Legislature offers no clear path for municipal broadband advocates

Photo | Contributed

For cities and towns wanting to spur a quicker rollout of gigabit-speed internet service to local residents and businesses, the recently concluded legislative session left them in limbo.

Since 2014, Manchester, West Hartford, Bristol, and a coalition of towns in the state’s more rural northwest corner have been trying to build their own high-speed internet networks with private operators by stringing up fiber optic cable to utility poles.

It’s been a contentious saga, with major internet and wireless providers fiercely opposing the efforts as illegal and ill-advised government intrusions into a competitive market. Meanwhile, municipalities and their allies contend the private market simply won’t roll out affordable gigabit-speed internet fast enough, particularly in poorer or rural areas, and that high speeds are crucial to retaining population and growing Connecticut’s economy.

So far, the industry has been winning the fight.

The Public Utilities Regulatory Authority (PURA) dealt a significant blow to municipal-broadband efforts last year when it ruled that state law, which allows cities and towns to occupy their legally reserved “municipal gain” space on utility poles “for any purpose,” did not permit them to install fiber optic cable that would give businesses and residents access to high-speed internet, as it could amount to unfair competition.

PURA’s decision resulted in a rare lawsuit between fellow state agencies, when the state Office of Consumer Counsel appealed PURA’s decision in state Superior Court.

During the recent legislative session, Senate Bill 846 sought to settle the matter by allowing cities and towns to use their free gain space to build out internet networks in partnership with third-parties. That version of the bill went nowhere.

Later forms of the proposal, which ultimately didn’t reach a vote in either legislative chamber, would have required municipalities’ private partners to pay fees to use pole space, just like private network and internet-service providers must do.

However, that would have made municipal networks more expensive, since cities and towns that attach fiber and other equipment to poles don’t pay the fees.

Town of Manchester IT Director Jack McCoy said the bill’s failure will further hamper municipal-broadband efforts, delays he described as “technologically and financially punishing” for residents.

Lacking legislative clarity, municipalities are refocusing on the court battle, where a judge recently ordered PURA and OCC to schedule oral arguments in August.

Proceedings had been delayed as lawmakers debated changes to state law. Depending on the outcome, there could still be further legal appeals ahead — even a state Supreme Court case, some advocates predict.

Meantime, some towns think a possible workaround could include creating a municipal utility that would build a broadband network.

It’s something being considered by Northwest Connect, a coalition of 25 northwestern Connecticut communities that has been pursuing the creation of a roughly $100 million high-speed fiber network.

Kim Maxwell, president of Northwest Connect, said the current plan is to push for a vote later this year in Norfolk to form a utility, which would work to build a solar farm as well as a broadband network.
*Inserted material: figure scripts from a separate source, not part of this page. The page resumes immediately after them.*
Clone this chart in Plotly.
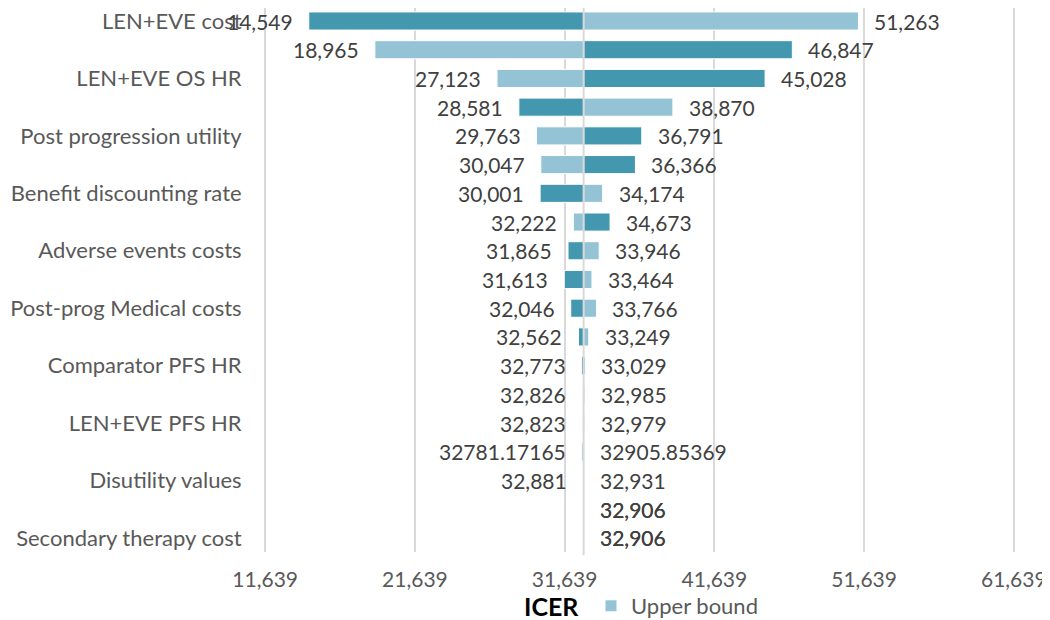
import plotly.graph_objects as go

# ---- data ----
BASE = 32905.8  # base-case ICER (shown as 32,906)
parameters = [
    "LEN+EVE cost", "LEN+EVE OS HR", "Post progression utility",
    "Benefit discounting rate", "Adverse events costs", "Post-prog Medical costs",
    "Comparator PFS HR", "LEN+EVE PFS HR", "Disutility values", "Secondary therapy cost",
]
lower_bound = [14549, 46847, 45028, 28581, 36791, 36366, 30001, 34673, 31865, 31613,
               32046, 32562, 32773, 32985, 32979, 32905.85369, 32931, 32905.8, 32905.8]
upper_bound = [51263, 18965, 27123, 38870, 29763, 30047, 34174, 32222, 33946, 33464,
               33766, 33249, 33029, 32826, 32823, 32781.17165, 32881, 32905.8, 32905.8]
unformatted_rows = [15]  # row whose labels show the raw number
x_ticks = [11639, 21639, 31639, 41639, 51639, 61639]

DARK = "#4397AF"
LIGHT = "#93C3D5"
FONT = "Lato"

rows = list(range(len(lower_bound)))


def fmt(v, r):
    return str(v) if r in unformatted_rows else f"{v:,.0f}"


# figure sits 8px inside the page (body margin), so sizes are 1042 x 612
W, H = 1042, 612
L, R, T, B = 256, 35, 0, 68
PW, PH = W - L - R, H - T - B

fig = go.Figure()
fig.add_trace(go.Bar(
    name="Lower bound", orientation="h", y=rows,
    x=[v - BASE for v in lower_bound], base=BASE,
    marker=dict(color=DARK, line=dict(color="white", width=1)),
    width=0.63, showlegend=False, hoverinfo="skip",
))
fig.add_trace(go.Bar(
    name="Upper bound", orientation="h", y=rows,
    x=[v - BASE for v in upper_bound], base=BASE,
    marker=dict(color=LIGHT, line=dict(color="white", width=1)),
    width=0.63, showlegend=True, hoverinfo="skip",
))

annotations = []
for series in (lower_bound, upper_bound):
    for r, v in zip(rows, series):
        left = v < BASE
        annotations.append(dict(
            x=v, y=r, xref="x", yref="y", text=fmt(v, r), showarrow=False,
            xanchor="right" if left else "left", yanchor="middle",
            xshift=-14 if left else 14,
            font=dict(family=FONT, size=21, color="#404040"),
        ))

annotations.append(dict(
    x=(543 - L) / PW, y=(PH - 598) / PH, xref="paper", yref="paper",
    text="<b>ICER</b>", showarrow=False, xanchor="center", yanchor="middle",
    font=dict(family=FONT, size=25, color="black"),
))

row_px = 28.72
y_top = -13 / row_px
y_bot = y_top + PH / row_px

fig.update_layout(
    width=W, height=H,
    margin=dict(l=L, r=R, t=T, b=B, autoexpand=False),
    paper_bgcolor="white", plot_bgcolor="white",
    barmode="overlay",
    font=dict(family=FONT, size=21, color="#595959"),
    annotations=annotations,
    shapes=[dict(type="line", xref="x", yref="paper", x0=BASE, x1=BASE, y0=-0.006, y1=1,
                 line=dict(color="#D9D9D9", width=2), layer="above")],
    legend=dict(orientation="h", xref="container", yref="container",
                x=583 / W, y=1 - 598 / H, xanchor="left", yanchor="middle",
                font=dict(family=FONT, size=22, color="#595959"),
                bgcolor="rgba(0,0,0,0)"),
)
fig.update_xaxes(
    range=[11559, 61719], tickvals=x_ticks, ticktext=[f"{t:,}" for t in x_ticks],
    showgrid=True, gridcolor="#D9D9D9", gridwidth=1.5, zeroline=False, showline=False,
    ticks="outside", ticklen=9, tickcolor="rgba(0,0,0,0)", automargin=False,
    ticklabeloverflow="allow",
    tickfont=dict(family=FONT, size=21, color="#595959"),
)
fig.update_yaxes(
    range=[y_bot, y_top], tickvals=rows[::2], ticktext=parameters,
    showgrid=False, zeroline=False, showline=False, automargin=False,
    ticks="outside", ticklen=17, tickcolor="rgba(0,0,0,0)",
    ticklabeloverflow="allow",
    tickfont=dict(family=FONT, size=22, color="#595959"),
)

fig.write_html("out.html")
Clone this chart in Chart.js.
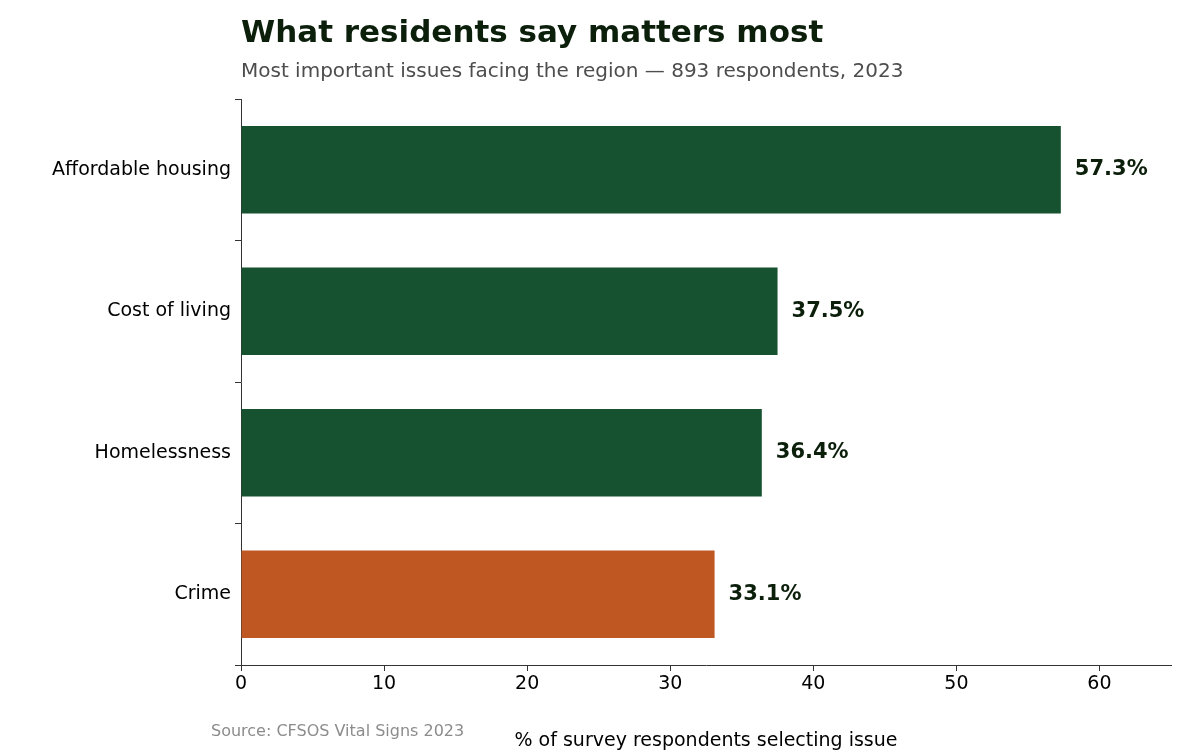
<!DOCTYPE html>
<html><head><meta charset="utf-8">
<script src="https://cdn.jsdelivr.net/npm/chart.js@4"></script>
<style>html,body{margin:0;padding:0;background:#fff}#wrap{width:1187px;height:756px}</style>
</head><body><div id="wrap"><canvas id="c"></canvas></div>
<script>
const categories = ["Affordable housing","Cost of living","Homelessness","Crime"];
const values = [57.3,37.5,36.4,33.1];
const colors = ["#16522f","#16522f","#16522f","#bf5722"];
const xTicks = [0,10,20,30,40,50,60];
const F = "'DejaVu Sans', sans-serif";
const deco = {
  id:'deco',
  afterDraw(ch){
    const c = ch.ctx; c.save();
    c.textBaseline='alphabetic'; c.textAlign='left';
    c.fillStyle='#0b1f0b'; c.font='bold 31px '+F;
    c.fillText('What residents say matters most',241,42);
    c.fillStyle='#4d4d4d'; c.font='20px '+F;
    c.fillText('Most important issues facing the region — 893 respondents, 2023',241,77);
    c.fillStyle='#8c8c8c'; c.font='16px '+F;
    c.fillText('Source: CFSOS Vital Signs 2023',211,736);
    const m = ch.getDatasetMeta(0);
    c.fillStyle='#0b1f0b'; c.font='bold 21px '+F; c.textBaseline='middle';
    m.data.forEach((b,i)=>{ c.fillText(values[i].toFixed(1)+'%', b.x+14, b.y); });
    c.restore();
  }
};
new Chart(document.getElementById('c'),{
  type:'bar',
  data:{labels:categories,datasets:[{data:values,backgroundColor:colors,barPercentage:0.62,categoryPercentage:1}]},
  options:{
    indexAxis:'y',responsive:true,maintainAspectRatio:false,animation:false,
    layout:{padding:{top:99,right:16,left:0,bottom:0}},
    plugins:{legend:{display:false},tooltip:{enabled:false}},
    scales:{
      x:{min:0,max:65,
        afterBuildTicks(s){s.ticks=xTicks.map(v=>({value:v}));},
        afterFit(s){s.height=91;},
        grid:{drawOnChartArea:false,tickLength:6,color:'#333'},
        border:{color:'#333'},
        ticks:{color:'#000',font:{family:F,size:19},padding:2},
        title:{display:true,text:'% of survey respondents selecting issue',color:'#000',font:{family:F,size:19},padding:{top:4}}},
      y:{afterFit(s){s.width=241;},
        grid:{drawOnChartArea:false,tickLength:6,color:'#333'},
        border:{color:'#333'},
        ticks:{color:'#000',font:{family:F,size:19},padding:4}}
    }
  },
  plugins:[deco]
});
</script></body></html>
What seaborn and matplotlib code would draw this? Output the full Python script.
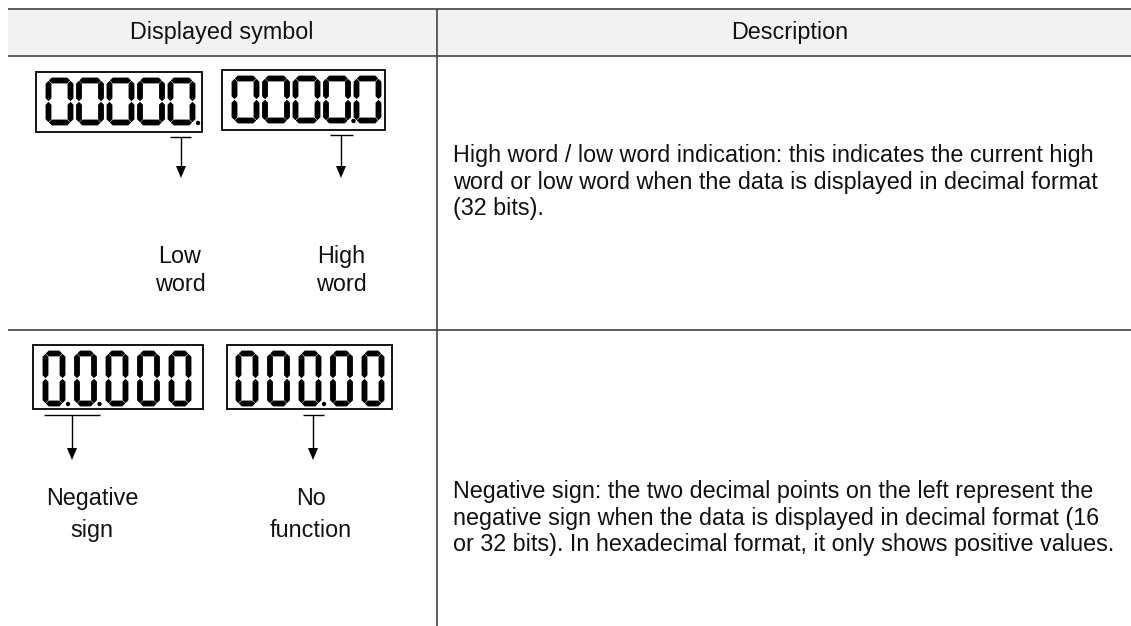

The hope is that other nearby towns follow Norfolk’s lead, forming their own utilities, and ultimately, a regional cooperative.

The utility would have to pay fees to string up fiber on utility poles, which would increase costs. However, Maxwell said it could still be financially viable in his rural region.

“We are moving ahead with all deliberate speed,” Maxwell said.

Connecticut has a bit of history with municipal utility networks.

In 2004, Groton’s utility company, seeking to offer alternative options to Comcast, launched internet service through Thames Valley Communications.

The effort failed, with taxpayers shouldering about $27 million in debt after TVC was sold for a pittance in 2013 (the company still operates today).

Depending on who you ask, the failure was the result of some mix of overborrowing, rapidly changing technology, steep competition once the service was up and running, and the Great Recession of 2008.

But incumbent service providers say it’s a warning that town governments don’t have the wherewithal to operate in the telecom market.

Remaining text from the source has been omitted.